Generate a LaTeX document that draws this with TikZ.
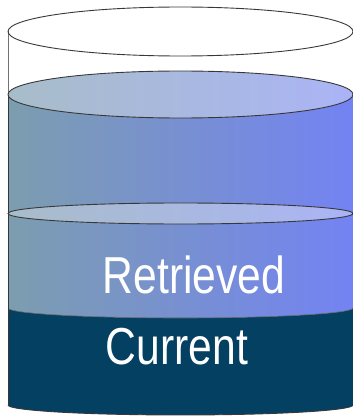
\documentclass[tikz,border=0pt]{standalone}
\usepackage{fontspec}
\setmainfont{Liberation Sans}
\usepackage{graphicx}
\definecolor{bodyL}{HTML}{7C9DAF}
\definecolor{bodyR}{HTML}{7383F3}
\definecolor{lidL}{HTML}{A8BDC9}
\definecolor{lidR}{HTML}{AAB4F6}
\definecolor{navy}{HTML}{034062}
\begin{document}
\begin{tikzpicture}[x=1pt,y=1pt,
  outl/.style={draw=black!78, line width=0.9pt},
  thinl/.style={draw=black!55, line width=0.5pt},
  lbl/.style={text=white, font=\fontsize{52}{52}\selectfont, anchor=base, inner sep=0pt}]
\useasboundingbox (0,0) rectangle (353,416);
% blue body
\shade[left color=bodyL, right color=bodyR] (8,321.5) -- (8,108)
  arc[start angle=180,end angle=360,x radius=172.5,y radius=10] -- (353,321.5) -- cycle;
% navy base
\fill[navy] (8,108) arc[start angle=180,end angle=360,x radius=172.5,y radius=10]
  -- (353,11) arc[start angle=0,end angle=-180,x radius=172.5,y radius=10] -- cycle;
\draw[draw=black!60, line width=0.6pt] (8,108) arc[start angle=180,end angle=360,x radius=172.5,y radius=10];
\draw[outl] (8,11) arc[start angle=180,end angle=360,x radius=172.5,y radius=10];
% side lines
\draw[thinl] (8,384.5) -- (8,321.5);
\draw[outl] (8,321.5) -- (8,11);
% liquid surfaces
\shade[outl, left color=lidL, right color=lidR] (180.5,321.5) ellipse[x radius=172.5,y radius=23.5];
\shade[outl, left color=lidL, right color=lidR] (180.5,202.5) ellipse[x radius=172.5,y radius=10.5];
% top rim
\draw[outl] (180.5,384.5) ellipse[x radius=172.5,y radius=24.5];
% labels
\node[lbl] (retrieved) at (194,122) {\scalebox{0.82}[1]{Retrieved}};
\node[lbl] (current) at (177,52) {\scalebox{0.82}[1]{Current}};
\end{tikzpicture}
\end{document}
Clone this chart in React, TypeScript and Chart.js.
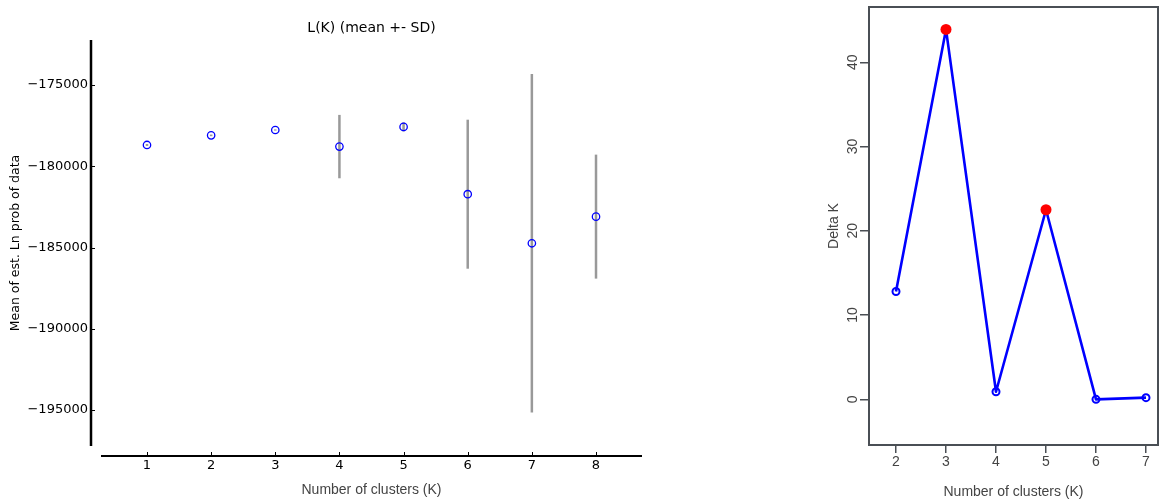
import React, { useEffect, useRef } from 'react';
import { Chart, registerables } from 'chart.js';

Chart.register(...registerables);

// ---- Left chart data: L(K) mean +- SD ----
const K_VALUES = [1, 2, 3, 4, 5, 6, 7, 8];
const LK_MEAN = [-178690, -178100, -177770, -178790, -177580, -181720, -184740, -183100];
const LK_SD = [60, 50, 40, 1950, 280, 4585, 10420, 3815];
const LK_Y_TICKS = [-195000, -190000, -185000, -180000, -175000];

// ---- Right chart data: Delta K ----
const DK_K = [2, 3, 4, 5, 6, 7];
const DK_VALUES = [12.8, 43.9, 0.9, 22.5, 0.0, 0.2];
const DK_PEAKS = [3, 5];
const DK_Y_TICKS = [0, 10, 20, 30, 40];

const MPL_FONT = 'DejaVu Sans';
const R_FONT = 'Liberation Sans';
const R_GRAY = '#4a4f55';
const R_TEXT = '#444444';

const fmtNeg = (v: number) => (v < 0 ? '\u2212' : '') + String(Math.abs(v));

const leftPlugin = {
  id: 'lkDecor',
  beforeDatasetsDraw(chart: any) {
    const { ctx, scales } = chart;
    const x = scales.x;
    const y = scales.y;
    ctx.save();
    ctx.strokeStyle = '#999999';
    ctx.lineWidth = 2.5;
    K_VALUES.forEach((k, i) => {
      const px = x.getPixelForValue(k);
      ctx.beginPath();
      ctx.moveTo(px, y.getPixelForValue(LK_MEAN[i] + LK_SD[i]));
      ctx.lineTo(px, y.getPixelForValue(LK_MEAN[i] - LK_SD[i]));
      ctx.stroke();
    });
    ctx.restore();
  },
  afterDraw(chart: any) {
    const { ctx, chartArea: ca, scales } = chart;
    const x = scales.x;
    const y = scales.y;
    ctx.save();
    ctx.strokeStyle = '#000000';
    ctx.lineWidth = 2.5;
    ctx.beginPath();
    ctx.moveTo(ca.left - 10, ca.top);
    ctx.lineTo(ca.left - 10, ca.bottom);
    ctx.stroke();
    ctx.lineWidth = 2;
    ctx.beginPath();
    ctx.moveTo(ca.left, ca.bottom + 10);
    ctx.lineTo(ca.right, ca.bottom + 10);
    ctx.stroke();
    ctx.lineWidth = 1;
    LK_Y_TICKS.forEach((v) => {
      const py = Math.round(y.getPixelForValue(v)) + 0.5;
      ctx.beginPath();
      ctx.moveTo(ca.left - 10, py);
      ctx.lineTo(ca.left - 6, py);
      ctx.stroke();
    });
    K_VALUES.forEach((k) => {
      const px = Math.round(x.getPixelForValue(k)) + 0.5;
      ctx.beginPath();
      ctx.moveTo(px, ca.bottom + 10);
      ctx.lineTo(px, ca.bottom + 6);
      ctx.stroke();
    });
    ctx.fillStyle = '#000000';
    ctx.font = `14px "${MPL_FONT}"`;
    ctx.textAlign = 'center';
    ctx.textBaseline = 'middle';
    ctx.fillText('L(K) (mean +- SD)', (ca.left + ca.right) / 2, 28.5);
    ctx.restore();
  },
};

const rightPlugin = {
  id: 'dkDecor',
  afterDraw(chart: any) {
    const { ctx, chartArea: ca, scales } = chart;
    const y = scales.y;
    ctx.save();
    ctx.strokeStyle = R_GRAY;
    ctx.lineWidth = 2;
    ctx.strokeRect(ca.left, ca.top, ca.right - ca.left, ca.bottom - ca.top);
    ctx.fillStyle = R_TEXT;
    ctx.font = `14px "${R_FONT}"`;
    ctx.textAlign = 'center';
    ctx.textBaseline = 'middle';
    DK_Y_TICKS.forEach((v) => {
      const py = y.getPixelForValue(v);
      ctx.save();
      ctx.translate(ca.left - 16, py);
      ctx.rotate(-Math.PI / 2);
      ctx.fillText(String(v), 0, 0);
      ctx.restore();
    });
    ctx.restore();
  },
};

export default function App() {
  const leftRef = useRef<HTMLCanvasElement>(null);
  const rightRef = useRef<HTMLCanvasElement>(null);

  useEffect(() => {
    document.body.style.margin = '0';
    document.body.style.background = '#ffffff';

    const left = new Chart(leftRef.current as HTMLCanvasElement, {
      type: 'scatter',
      data: {
        datasets: [
          {
            data: K_VALUES.map((k, i) => ({ x: k, y: LK_MEAN[i] })),
            pointRadius: 3.7,
            pointBorderColor: '#0000ff',
            pointBackgroundColor: 'rgba(0,0,0,0)',
            pointBorderWidth: 1.3,
            showLine: false,
          },
        ],
      },
      options: {
        responsive: false,
        animation: false,
        layout: { autoPadding: false, padding: { top: 40, right: 38, left: 0, bottom: 0 } },
        plugins: { legend: { display: false }, tooltip: { enabled: false }, title: { display: false } },
        scales: {
          x: {
            type: 'linear',
            min: 0.283,
            max: 8.717,
            afterBuildTicks: (s: any) => {
              s.ticks = K_VALUES.map((v) => ({ value: v }));
            },
            afterFit: (s: any) => {
              s.height = 58;
            },
            grid: { display: false, drawTicks: false },
            border: { display: false },
            ticks: {
              padding: 12,
              color: '#000000',
              font: { family: MPL_FONT, size: 13 },
              callback: (v: any) => String(v),
            },
            title: {
              display: true,
              text: 'Number of clusters (K)',
              color: R_TEXT,
              font: { family: R_FONT, size: 14 },
              padding: { top: 0, bottom: 5.6 },
            },
          },
          y: {
            type: 'linear',
            min: -197215,
            max: -172231,
            afterBuildTicks: (s: any) => {
              s.ticks = LK_Y_TICKS.map((v) => ({ value: v }));
            },
            afterFit: (s: any) => {
              s.width = 101;
            },
            grid: { display: false, drawTicks: false },
            border: { display: false },
            ticks: {
              padding: 13,
              color: '#000000',
              font: { family: MPL_FONT, size: 13 },
              callback: (v: any) => fmtNeg(Number(v)),
            },
            title: {
              display: true,
              text: 'Mean of est. Ln prob of data',
              color: '#000000',
              font: { family: MPL_FONT, size: 12.5 },
              padding: { top: 8.5, bottom: 0 },
            },
          },
        },
      },
      plugins: [leftPlugin],
    } as any);

    const points = DK_K.map((k, i) => ({ x: k, y: DK_VALUES[i] }));
    const right = new Chart(rightRef.current as HTMLCanvasElement, {
      type: 'line',
      data: {
        datasets: [
          {
            data: points.filter((p) => DK_PEAKS.includes(p.x)),
            showLine: false,
            pointRadius: 5.5,
            pointBackgroundColor: '#ff0000',
            pointBorderColor: '#ff0000',
            pointBorderWidth: 0,
            order: 0,
          },
          {
            data: points,
            borderColor: '#0000ff',
            borderWidth: 2.6,
            borderJoinStyle: 'round',
            pointRadius: 3.5,
            pointBorderWidth: 2,
            pointBorderColor: '#0000ff',
            pointBackgroundColor: 'rgba(0,0,0,0)',
            fill: false,
            tension: 0,
            order: 1,
          },
        ],
      },
      options: {
        responsive: false,
        animation: false,
        layout: { autoPadding: false, padding: { top: 7, right: 2, left: 0, bottom: 0 } },
        plugins: { legend: { display: false }, tooltip: { enabled: false }, title: { display: false } },
        scales: {
          x: {
            type: 'linear',
            min: 1.46,
            max: 7.24,
            afterBuildTicks: (s: any) => {
              s.ticks = DK_K.map((v) => ({ value: v }));
            },
            afterFit: (s: any) => {
              s.height = 59;
            },
            grid: { display: true, drawOnChartArea: false, drawTicks: true, tickLength: 8, color: R_GRAY, lineWidth: 1.5 },
            border: { display: false },
            ticks: {
              padding: 1,
              color: R_TEXT,
              font: { family: R_FONT, size: 14 },
              callback: (v: any) => String(v),
            },
            title: {
              display: true,
              text: 'Number of clusters (K)',
              color: R_TEXT,
              font: { family: R_FONT, size: 14 },
              padding: { top: 0, bottom: 3.6 },
            },
          },
          y: {
            type: 'linear',
            min: -5.42,
            max: 46.56,
            afterBuildTicks: (s: any) => {
              s.ticks = DK_Y_TICKS.map((v) => ({ value: v }));
            },
            afterFit: (s: any) => {
              s.width = 109;
            },
            grid: { display: true, drawOnChartArea: false, drawTicks: true, tickLength: 9, color: R_GRAY, lineWidth: 1.5 },
            border: { display: false },
            ticks: { display: false },
            title: {
              display: true,
              text: 'Delta K',
              color: R_TEXT,
              font: { family: R_FONT, size: 14 },
              padding: { top: 65.6, bottom: 0 },
            },
          },
        },
      },
      plugins: [rightPlugin],
    } as any);

    return () => {
      left.destroy();
      right.destroy();
    };
  }, []);

  return (
    <div style={{ position: 'relative', width: 1160, height: 504, background: '#ffffff', overflow: 'hidden' }}>
      <canvas ref={leftRef} width={680} height={504} style={{ position: 'absolute', left: 0, top: 0 }} />
      <canvas ref={rightRef} width={400} height={504} style={{ position: 'absolute', left: 760, top: 0 }} />
    </div>
  );
}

::::

## What you should do
Starting at the line that contains "Clone this chart" and stopping after the line that contains "-185000, -180000, -175000];", copy every line exactly. Leave any pictures behind.

## The completed task
Clone this chart in React, TypeScript and Chart.js.
import React, { useEffect, useRef } from 'react';
import { Chart, registerables } from 'chart.js';

Chart.register(...registerables);

// ---- Left chart data: L(K) mean +- SD ----
const K_VALUES = [1, 2, 3, 4, 5, 6, 7, 8];
const LK_MEAN = [-178690, -178100, -177770, -178790, -177580, -181720, -184740, -183100];
const LK_SD = [60, 50, 40, 1950, 280, 4585, 10420, 3815];
const LK_Y_TICKS = [-195000, -190000, -185000, -180000, -175000];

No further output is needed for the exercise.